• What is required: Line by line, repeat the data below exactly, beginning at the first line and ending at the line with "1-296/329, (433-63)/440, (296-49)/329])". Omit pictures.

####################

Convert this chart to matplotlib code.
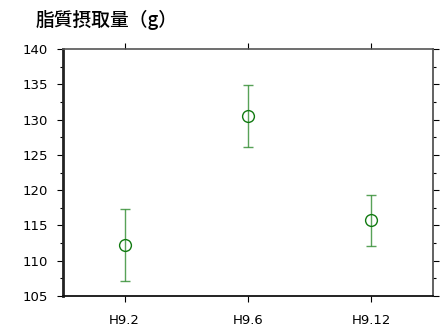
import matplotlib
matplotlib.use("Agg")
import matplotlib.pyplot as plt
from matplotlib.ticker import MultipleLocator

categories = ["H9.2", "H9.6", "H9.12"]
means = [112.2, 130.5, 115.7]
errors = [5.1, 4.35, 3.65]

plt.rcParams['font.family'] = ['DejaVu Sans', 'Noto Sans CJK JP']

fig = plt.figure(figsize=(4.4, 3.29), dpi=100)
ax = fig.add_axes([63/440, 1-296/329, (433-63)/440, (296-49)/329])

x = list(range(len(categories)))
ax.errorbar(x, means, yerr=errors, fmt='none', ecolor='#2e8b2e', elinewidth=1.0,
            capsize=3.5, capthick=1.0, alpha=0.8)
ax.plot(x, means, linestyle='none', marker='o', markersize=8.5, markerfacecolor='none',
        markeredgecolor='#117a11', markeredgewidth=1.0)

ax.set_xlim(-0.5, 2.5)
ax.set_ylim(105, 140)
ax.set_xticks(x)
ax.set_xticklabels(categories, fontsize=9.5)
ax.yaxis.set_major_locator(MultipleLocator(5))
ax.yaxis.set_minor_locator(MultipleLocator(2.5))
ax.tick_params(axis='y', which='major', direction='out', left=True, right=True,
               length=4, width=0.8, labelsize=9.5, pad=7)
ax.tick_params(axis='y', which='minor', direction='out', left=True, right=True,
               length=2.5, width=0.8, labelleft=False)
ax.tick_params(axis='x', direction='out', top=True, bottom=True, length=4, width=0.8, pad=9)

ax.spines['left'].set_linewidth(2.0)
ax.spines['left'].set_color('#222222')
ax.spines['bottom'].set_linewidth(1.3)
ax.spines['bottom'].set_color('#111111')
ax.spines['top'].set_color('#555555')
ax.spines['top'].set_linewidth(1.2)
ax.spines['right'].set_color('#555555')
ax.spines['right'].set_linewidth(1.3)

fig.text(36/440, 1-20/329, "脂質摂取量（g）", fontsize=13.5, fontweight='medium',
         family=['Noto Sans CJK JP', 'DejaVu Sans'], va='center', ha='left')

fig.savefig("out.png", dpi=100)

####################

• Result of this task:
Convert this chart to matplotlib code.
import matplotlib
matplotlib.use("Agg")
import matplotlib.pyplot as plt
from matplotlib.ticker import MultipleLocator

categories = ["H9.2", "H9.6", "H9.12"]
means = [112.2, 130.5, 115.7]
errors = [5.1, 4.35, 3.65]

plt.rcParams['font.family'] = ['DejaVu Sans', 'Noto Sans CJK JP']

fig = plt.figure(figsize=(4.4, 3.29), dpi=100)
ax = fig.add_axes([63/440, 1-296/329, (433-63)/440, (296-49)/329])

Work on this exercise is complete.